Aim → Set all the material down again unchanged, without the pictures.

Extracted entries →
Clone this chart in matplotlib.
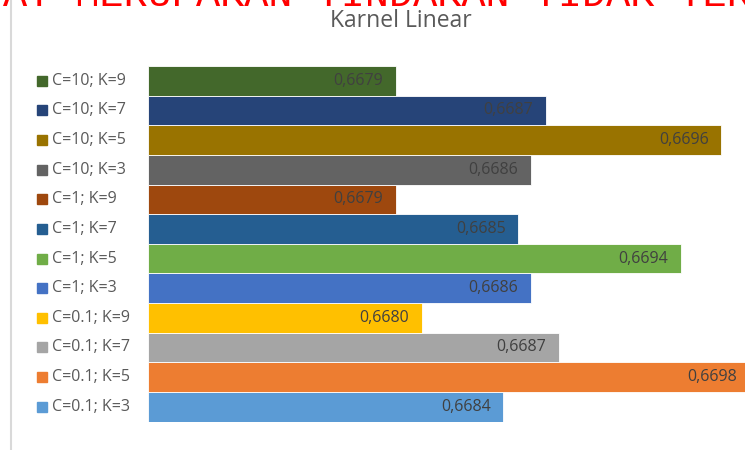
import numpy as np
import matplotlib.pyplot as plt
from matplotlib.lines import Line2D
import matplotlib.transforms as mtransforms

#Data (bottom to top, as drawn)
labels = ["C=0.1; K=3", "C=0.1; K=5", "C=0.1; K=7", "C=0.1; K=9",
          "C=1; K=3", "C=1; K=5", "C=1; K=7", "C=1; K=9",
          "C=10; K=3", "C=10; K=5", "C=10; K=7", "C=10; K=9"]
values = [0.66844, 0.66977, 0.66874, 0.66800,
          0.66859, 0.66940, 0.66852, 0.66786,
          0.66859, 0.66962, 0.66867, 0.66786]
colors = ["#5B9BD5", "#ED7D31", "#A5A5A5", "#FFC000",
          "#4472C4", "#70AD47", "#255E91", "#9E480E",
          "#636363", "#997300", "#264478", "#43682B"]

W, H = 745, 450
fig = plt.figure(figsize=(W / 100, H / 100), dpi=100)

#axes placed in pixels, chart runs past the right edge (cropped screenshot)
x0, y_top, y_bot = 148, 66, 421.5
xmin, xmax = 0.66652, 0.6700
px_per_unit = 185000
ax = fig.add_axes([x0 / W, 1 - y_bot / H, (xmax - xmin) * px_per_unit / W, (y_bot - y_top) / H])

y = np.arange(len(values))
ax.barh(y, [v - xmin for v in values], left=xmin, height=1.0, color=colors,
        edgecolor="white", linewidth=0.6)
ax.set_xlim(xmin, xmax)
ax.set_ylim(-0.5, len(values) - 0.5)
ax.axis("off")

#data labels inside bar ends
for yi, v in zip(y, values):
    ax.text(v - 12.5 / px_per_unit, yi, f"{v:.4f}".replace(".", ","), ha="right", va="center",
            fontsize=11.5, family="Open Sans", color="#404040")

#legend on the left, one row per bar
trans = mtransforms.blended_transform_factory(fig.transFigure, ax.transData)
for yi, lab, c in zip(y, labels, colors):
    ax.plot([42 / W], [yi], marker="s", markersize=7.2, color=c, transform=trans, clip_on=False)
    ax.text(52 / W, yi, lab, transform=trans, ha="left", va="center",
            fontsize=11.5, family="Open Sans", color="#595959")

#title
fig.text(401 / W, 1 - 27 / H, "Karnel Linear", ha="center", va="baseline",
         fontsize=16.5, family="Open Sans", color="#595959")

#left border of chart area
fig.add_artist(Line2D([11 / W, 11 / W], [0, 1], transform=fig.transFigure, color="#d9d9d9", linewidth=1.5))

#red text of the document behind, cut off at the top
fig.text(3 / W, 1 - 6 / H, "AT MERUPAKAN TINDAKAN TIDAK TER", ha="left", va="baseline",
         fontsize=29, family="Liberation Mono", color="#FF0000")

fig.savefig("out.png", dpi=100)
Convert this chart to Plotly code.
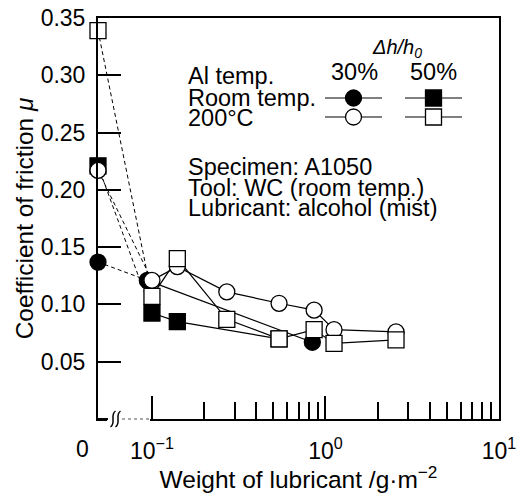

Response to this exercise →
Clone this chart in matplotlib.
import numpy as np
import matplotlib.pyplot as plt
from matplotlib.lines import Line2D
import matplotlib.transforms as mtransforms

#Data (bottom to top, as drawn)
labels = ["C=0.1; K=3", "C=0.1; K=5", "C=0.1; K=7", "C=0.1; K=9",
          "C=1; K=3", "C=1; K=5", "C=1; K=7", "C=1; K=9",
          "C=10; K=3", "C=10; K=5", "C=10; K=7", "C=10; K=9"]
values = [0.66844, 0.66977, 0.66874, 0.66800,
          0.66859, 0.66940, 0.66852, 0.66786,
          0.66859, 0.66962, 0.66867, 0.66786]
colors = ["#5B9BD5", "#ED7D31", "#A5A5A5", "#FFC000",
          "#4472C4", "#70AD47", "#255E91", "#9E480E",
          "#636363", "#997300", "#264478", "#43682B"]

W, H = 745, 450
fig = plt.figure(figsize=(W / 100, H / 100), dpi=100)

#axes placed in pixels, chart runs past the right edge (cropped screenshot)
x0, y_top, y_bot = 148, 66, 421.5
xmin, xmax = 0.66652, 0.6700
px_per_unit = 185000
ax = fig.add_axes([x0 / W, 1 - y_bot / H, (xmax - xmin) * px_per_unit / W, (y_bot - y_top) / H])

y = np.arange(len(values))
ax.barh(y, [v - xmin for v in values], left=xmin, height=1.0, color=colors,
        edgecolor="white", linewidth=0.6)
ax.set_xlim(xmin, xmax)
ax.set_ylim(-0.5, len(values) - 0.5)
ax.axis("off")

#data labels inside bar ends
for yi, v in zip(y, values):
    ax.text(v - 12.5 / px_per_unit, yi, f"{v:.4f}".replace(".", ","), ha="right", va="center",
            fontsize=11.5, family="Open Sans", color="#404040")

#legend on the left, one row per bar
trans = mtransforms.blended_transform_factory(fig.transFigure, ax.transData)
for yi, lab, c in zip(y, labels, colors):
    ax.plot([42 / W], [yi], marker="s", markersize=7.2, color=c, transform=trans, clip_on=False)
    ax.text(52 / W, yi, lab, transform=trans, ha="left", va="center",
            fontsize=11.5, family="Open Sans", color="#595959")

#title
fig.text(401 / W, 1 - 27 / H, "Karnel Linear", ha="center", va="baseline",
         fontsize=16.5, family="Open Sans", color="#595959")

#left border of chart area
fig.add_artist(Line2D([11 / W, 11 / W], [0, 1], transform=fig.transFigure, color="#d9d9d9", linewidth=1.5))

#red text of the document behind, cut off at the top
fig.text(3 / W, 1 - 6 / H, "AT MERUPAKAN TINDAKAN TIDAK TER", ha="left", va="baseline",
         fontsize=29, family="Liberation Mono", color="#FF0000")

fig.savefig("out.png", dpi=100)
Convert this chart to Plotly code.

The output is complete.